begin Data supplied

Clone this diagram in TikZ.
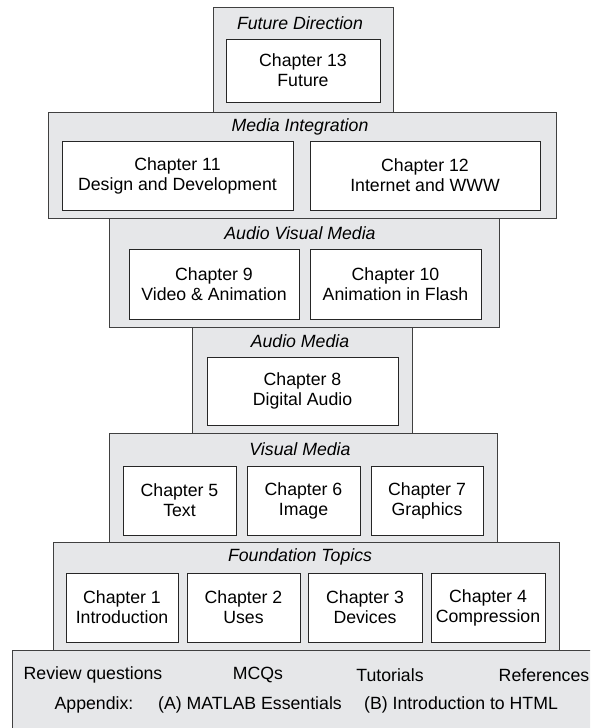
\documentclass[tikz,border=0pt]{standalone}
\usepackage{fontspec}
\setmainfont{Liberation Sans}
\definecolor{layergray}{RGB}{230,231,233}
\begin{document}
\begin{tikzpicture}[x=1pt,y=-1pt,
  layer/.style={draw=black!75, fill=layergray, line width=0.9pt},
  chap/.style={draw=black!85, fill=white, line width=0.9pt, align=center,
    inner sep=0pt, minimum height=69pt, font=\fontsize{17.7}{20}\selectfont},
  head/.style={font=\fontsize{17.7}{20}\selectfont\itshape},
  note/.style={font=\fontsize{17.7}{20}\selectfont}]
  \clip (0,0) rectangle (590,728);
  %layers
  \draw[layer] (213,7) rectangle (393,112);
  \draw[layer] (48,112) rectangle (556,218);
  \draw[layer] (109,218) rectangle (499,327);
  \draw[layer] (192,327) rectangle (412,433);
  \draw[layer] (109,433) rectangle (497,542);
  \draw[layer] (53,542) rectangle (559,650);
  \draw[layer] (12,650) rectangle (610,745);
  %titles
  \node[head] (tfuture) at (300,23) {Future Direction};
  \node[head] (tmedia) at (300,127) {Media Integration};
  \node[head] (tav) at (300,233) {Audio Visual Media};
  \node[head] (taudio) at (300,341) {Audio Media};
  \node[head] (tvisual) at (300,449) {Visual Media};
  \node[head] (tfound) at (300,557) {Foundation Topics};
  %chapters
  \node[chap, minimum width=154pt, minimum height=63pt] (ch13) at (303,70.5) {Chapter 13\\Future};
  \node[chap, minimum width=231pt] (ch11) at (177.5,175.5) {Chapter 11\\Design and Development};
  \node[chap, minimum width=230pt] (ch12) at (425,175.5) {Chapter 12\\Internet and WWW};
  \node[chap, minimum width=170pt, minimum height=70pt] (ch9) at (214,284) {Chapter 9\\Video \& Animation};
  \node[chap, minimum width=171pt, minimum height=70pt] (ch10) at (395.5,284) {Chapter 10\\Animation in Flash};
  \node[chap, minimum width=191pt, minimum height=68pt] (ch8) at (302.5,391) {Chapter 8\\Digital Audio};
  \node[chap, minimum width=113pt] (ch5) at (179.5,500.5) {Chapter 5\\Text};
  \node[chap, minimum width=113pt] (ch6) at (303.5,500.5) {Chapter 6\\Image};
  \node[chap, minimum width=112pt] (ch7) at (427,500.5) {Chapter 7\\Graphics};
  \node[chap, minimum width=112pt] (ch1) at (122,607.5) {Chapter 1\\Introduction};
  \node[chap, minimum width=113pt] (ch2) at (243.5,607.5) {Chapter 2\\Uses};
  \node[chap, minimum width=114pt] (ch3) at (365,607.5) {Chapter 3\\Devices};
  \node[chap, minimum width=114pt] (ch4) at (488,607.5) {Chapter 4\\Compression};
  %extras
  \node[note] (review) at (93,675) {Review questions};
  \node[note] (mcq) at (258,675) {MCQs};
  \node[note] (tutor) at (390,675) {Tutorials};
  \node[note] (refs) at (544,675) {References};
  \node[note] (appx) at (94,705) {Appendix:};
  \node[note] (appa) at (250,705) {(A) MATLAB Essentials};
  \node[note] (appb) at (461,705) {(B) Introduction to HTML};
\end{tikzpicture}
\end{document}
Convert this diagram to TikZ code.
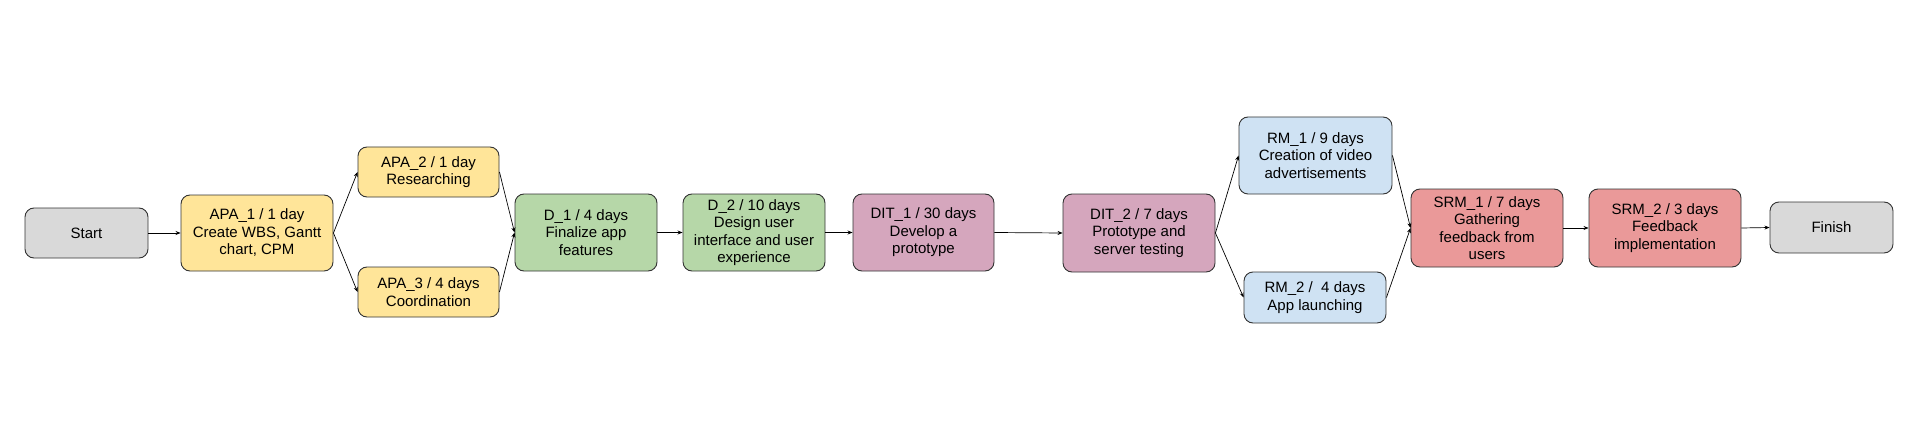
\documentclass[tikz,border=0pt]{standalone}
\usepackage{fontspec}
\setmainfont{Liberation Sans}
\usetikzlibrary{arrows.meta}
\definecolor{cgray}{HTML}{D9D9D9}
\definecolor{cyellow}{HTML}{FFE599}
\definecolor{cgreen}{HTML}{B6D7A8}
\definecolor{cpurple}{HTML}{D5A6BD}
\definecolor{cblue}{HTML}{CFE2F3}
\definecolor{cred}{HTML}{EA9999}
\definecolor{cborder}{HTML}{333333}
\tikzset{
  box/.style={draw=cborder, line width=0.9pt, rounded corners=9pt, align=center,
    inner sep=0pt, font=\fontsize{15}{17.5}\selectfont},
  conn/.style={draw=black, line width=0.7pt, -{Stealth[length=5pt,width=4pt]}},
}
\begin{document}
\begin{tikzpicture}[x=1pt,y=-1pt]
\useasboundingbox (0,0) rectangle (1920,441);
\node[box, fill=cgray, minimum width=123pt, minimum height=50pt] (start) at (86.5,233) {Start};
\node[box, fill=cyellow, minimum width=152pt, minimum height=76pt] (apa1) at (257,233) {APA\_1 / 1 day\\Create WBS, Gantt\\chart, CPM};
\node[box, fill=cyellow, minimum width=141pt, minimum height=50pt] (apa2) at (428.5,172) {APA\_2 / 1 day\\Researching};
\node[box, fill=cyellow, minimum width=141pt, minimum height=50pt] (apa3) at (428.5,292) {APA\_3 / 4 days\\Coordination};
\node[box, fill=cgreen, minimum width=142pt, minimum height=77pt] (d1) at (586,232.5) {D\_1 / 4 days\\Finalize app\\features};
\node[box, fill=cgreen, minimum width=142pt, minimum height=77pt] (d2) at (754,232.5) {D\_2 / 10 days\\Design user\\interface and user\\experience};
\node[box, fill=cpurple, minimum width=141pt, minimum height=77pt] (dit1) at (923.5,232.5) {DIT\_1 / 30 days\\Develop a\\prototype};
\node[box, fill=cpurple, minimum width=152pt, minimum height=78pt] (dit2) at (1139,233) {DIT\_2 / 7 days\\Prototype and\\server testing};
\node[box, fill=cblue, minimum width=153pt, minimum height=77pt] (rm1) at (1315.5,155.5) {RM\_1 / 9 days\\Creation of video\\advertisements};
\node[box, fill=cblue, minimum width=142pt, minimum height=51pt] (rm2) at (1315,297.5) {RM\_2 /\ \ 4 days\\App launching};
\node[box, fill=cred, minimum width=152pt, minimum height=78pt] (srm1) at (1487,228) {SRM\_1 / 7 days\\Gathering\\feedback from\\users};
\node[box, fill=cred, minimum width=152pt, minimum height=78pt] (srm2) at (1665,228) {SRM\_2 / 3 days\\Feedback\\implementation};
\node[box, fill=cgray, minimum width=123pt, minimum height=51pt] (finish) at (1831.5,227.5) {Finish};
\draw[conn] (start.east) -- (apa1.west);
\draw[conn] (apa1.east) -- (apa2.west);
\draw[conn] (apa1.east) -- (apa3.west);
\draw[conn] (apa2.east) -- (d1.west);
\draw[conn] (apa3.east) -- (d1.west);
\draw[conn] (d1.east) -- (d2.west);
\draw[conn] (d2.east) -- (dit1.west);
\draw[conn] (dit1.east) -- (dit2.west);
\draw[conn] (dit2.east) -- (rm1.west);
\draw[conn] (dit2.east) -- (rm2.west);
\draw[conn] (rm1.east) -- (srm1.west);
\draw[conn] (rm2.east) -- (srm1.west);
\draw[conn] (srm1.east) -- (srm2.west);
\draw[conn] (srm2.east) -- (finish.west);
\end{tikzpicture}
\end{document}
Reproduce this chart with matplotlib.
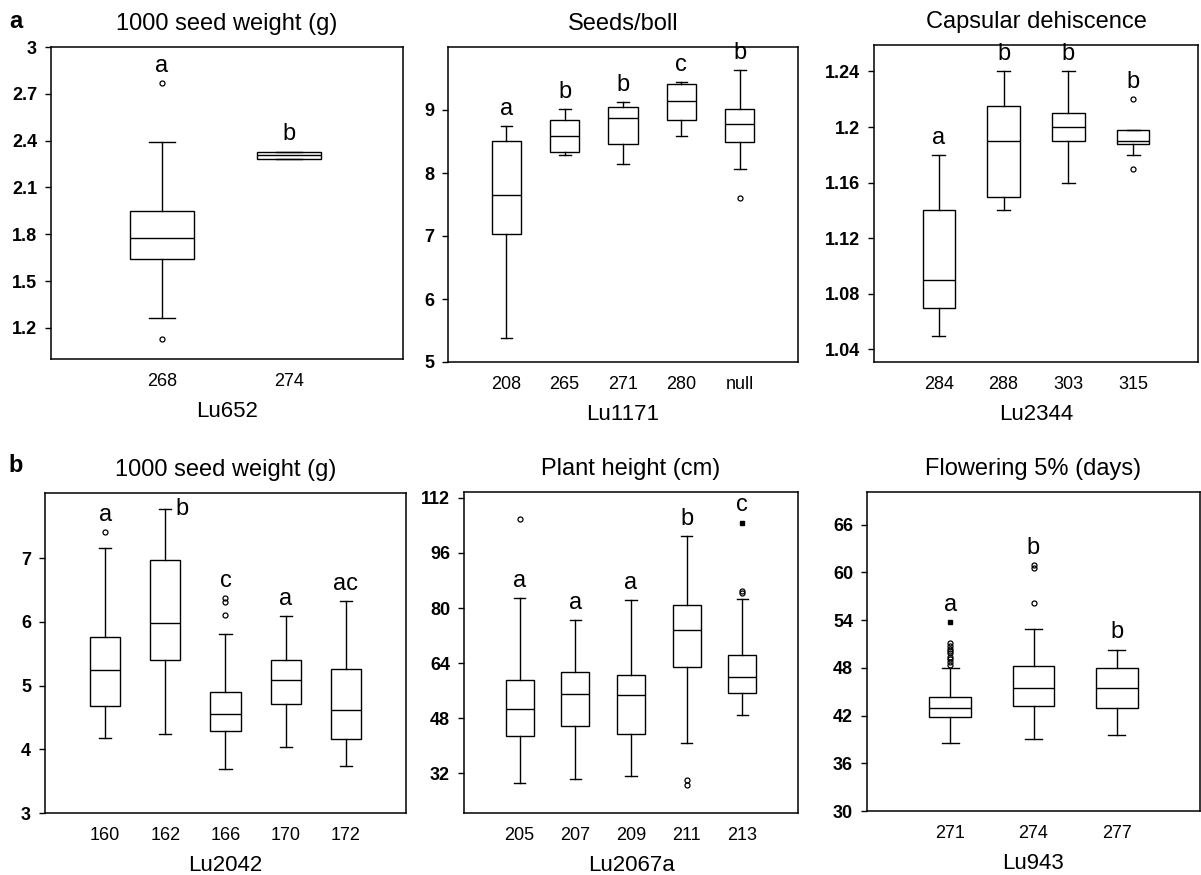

end Data supplied

• Task statement
Extract every line of the data exactly; pictures stay out.

• Solved exercise
Clone this diagram in TikZ.
\documentclass[tikz,border=0pt]{standalone}
\usepackage{fontspec}
\setmainfont{Liberation Sans}
\definecolor{layergray}{RGB}{230,231,233}
\begin{document}
\begin{tikzpicture}[x=1pt,y=-1pt,
  layer/.style={draw=black!75, fill=layergray, line width=0.9pt},
  chap/.style={draw=black!85, fill=white, line width=0.9pt, align=center,
    inner sep=0pt, minimum height=69pt, font=\fontsize{17.7}{20}\selectfont},
  head/.style={font=\fontsize{17.7}{20}\selectfont\itshape},
  note/.style={font=\fontsize{17.7}{20}\selectfont}]
  \clip (0,0) rectangle (590,728);
  %layers
  \draw[layer] (213,7) rectangle (393,112);
  \draw[layer] (48,112) rectangle (556,218);
  \draw[layer] (109,218) rectangle (499,327);
  \draw[layer] (192,327) rectangle (412,433);
  \draw[layer] (109,433) rectangle (497,542);
  \draw[layer] (53,542) rectangle (559,650);
  \draw[layer] (12,650) rectangle (610,745);
  %titles
  \node[head] (tfuture) at (300,23) {Future Direction};
  \node[head] (tmedia) at (300,127) {Media Integration};
  \node[head] (tav) at (300,233) {Audio Visual Media};
  \node[head] (taudio) at (300,341) {Audio Media};
  \node[head] (tvisual) at (300,449) {Visual Media};
  \node[head] (tfound) at (300,557) {Foundation Topics};
  %chapters
  \node[chap, minimum width=154pt, minimum height=63pt] (ch13) at (303,70.5) {Chapter 13\\Future};
  \node[chap, minimum width=231pt] (ch11) at (177.5,175.5) {Chapter 11\\Design and Development};
  \node[chap, minimum width=230pt] (ch12) at (425,175.5) {Chapter 12\\Internet and WWW};
  \node[chap, minimum width=170pt, minimum height=70pt] (ch9) at (214,284) {Chapter 9\\Video \& Animation};
  \node[chap, minimum width=171pt, minimum height=70pt] (ch10) at (395.5,284) {Chapter 10\\Animation in Flash};
  \node[chap, minimum width=191pt, minimum height=68pt] (ch8) at (302.5,391) {Chapter 8\\Digital Audio};
  \node[chap, minimum width=113pt] (ch5) at (179.5,500.5) {Chapter 5\\Text};
  \node[chap, minimum width=113pt] (ch6) at (303.5,500.5) {Chapter 6\\Image};
  \node[chap, minimum width=112pt] (ch7) at (427,500.5) {Chapter 7\\Graphics};
  \node[chap, minimum width=112pt] (ch1) at (122,607.5) {Chapter 1\\Introduction};
  \node[chap, minimum width=113pt] (ch2) at (243.5,607.5) {Chapter 2\\Uses};
  \node[chap, minimum width=114pt] (ch3) at (365,607.5) {Chapter 3\\Devices};
  \node[chap, minimum width=114pt] (ch4) at (488,607.5) {Chapter 4\\Compression};
  %extras
  \node[note] (review) at (93,675) {Review questions};
  \node[note] (mcq) at (258,675) {MCQs};
  \node[note] (tutor) at (390,675) {Tutorials};
  \node[note] (refs) at (544,675) {References};
  \node[note] (appx) at (94,705) {Appendix:};
  \node[note] (appa) at (250,705) {(A) MATLAB Essentials};
  \node[note] (appb) at (461,705) {(B) Introduction to HTML};
\end{tikzpicture}
\end{document}
Convert this diagram to TikZ code.
\documentclass[tikz,border=0pt]{standalone}
\usepackage{fontspec}
\setmainfont{Liberation Sans}
\usetikzlibrary{arrows.meta}
\definecolor{cgray}{HTML}{D9D9D9}
\definecolor{cyellow}{HTML}{FFE599}
\definecolor{cgreen}{HTML}{B6D7A8}
\definecolor{cpurple}{HTML}{D5A6BD}
\definecolor{cblue}{HTML}{CFE2F3}
\definecolor{cred}{HTML}{EA9999}
\definecolor{cborder}{HTML}{333333}
\tikzset{
  box/.style={draw=cborder, line width=0.9pt, rounded corners=9pt, align=center,
    inner sep=0pt, font=\fontsize{15}{17.5}\selectfont},
  conn/.style={draw=black, line width=0.7pt, -{Stealth[length=5pt,width=4pt]}},
}
\begin{document}
\begin{tikzpicture}[x=1pt,y=-1pt]
\useasboundingbox (0,0) rectangle (1920,441);
\node[box, fill=cgray, minimum width=123pt, minimum height=50pt] (start) at (86.5,233) {Start};
\node[box, fill=cyellow, minimum width=152pt, minimum height=76pt] (apa1) at (257,233) {APA\_1 / 1 day\\Create WBS, Gantt\\chart, CPM};
\node[box, fill=cyellow, minimum width=141pt, minimum height=50pt] (apa2) at (428.5,172) {APA\_2 / 1 day\\Researching};
\node[box, fill=cyellow, minimum width=141pt, minimum height=50pt] (apa3) at (428.5,292) {APA\_3 / 4 days\\Coordination};
\node[box, fill=cgreen, minimum width=142pt, minimum height=77pt] (d1) at (586,232.5) {D\_1 / 4 days\\Finalize app\\features};
\node[box, fill=cgreen, minimum width=142pt, minimum height=77pt] (d2) at (754,232.5) {D\_2 / 10 days\\Design user\\interface and user\\experience};
\node[box, fill=cpurple, minimum width=141pt, minimum height=77pt] (dit1) at (923.5,232.5) {DIT\_1 / 30 days\\Develop a\\prototype};
\node[box, fill=cpurple, minimum width=152pt, minimum height=78pt] (dit2) at (1139,233) {DIT\_2 / 7 days\\Prototype and\\server testing};
\node[box, fill=cblue, minimum width=153pt, minimum height=77pt] (rm1) at (1315.5,155.5) {RM\_1 / 9 days\\Creation of video\\advertisements};
\node[box, fill=cblue, minimum width=142pt, minimum height=51pt] (rm2) at (1315,297.5) {RM\_2 /\ \ 4 days\\App launching};
\node[box, fill=cred, minimum width=152pt, minimum height=78pt] (srm1) at (1487,228) {SRM\_1 / 7 days\\Gathering\\feedback from\\users};
\node[box, fill=cred, minimum width=152pt, minimum height=78pt] (srm2) at (1665,228) {SRM\_2 / 3 days\\Feedback\\implementation};
\node[box, fill=cgray, minimum width=123pt, minimum height=51pt] (finish) at (1831.5,227.5) {Finish};
\draw[conn] (start.east) -- (apa1.west);
\draw[conn] (apa1.east) -- (apa2.west);
\draw[conn] (apa1.east) -- (apa3.west);
\draw[conn] (apa2.east) -- (d1.west);
\draw[conn] (apa3.east) -- (d1.west);
\draw[conn] (d1.east) -- (d2.west);
\draw[conn] (d2.east) -- (dit1.west);
\draw[conn] (dit1.east) -- (dit2.west);
\draw[conn] (dit2.east) -- (rm1.west);
\draw[conn] (dit2.east) -- (rm2.west);
\draw[conn] (rm1.east) -- (srm1.west);
\draw[conn] (rm2.east) -- (srm1.west);
\draw[conn] (srm1.east) -- (srm2.west);
\draw[conn] (srm2.east) -- (finish.west);
\end{tikzpicture}
\end{document}
Reproduce this chart with matplotlib.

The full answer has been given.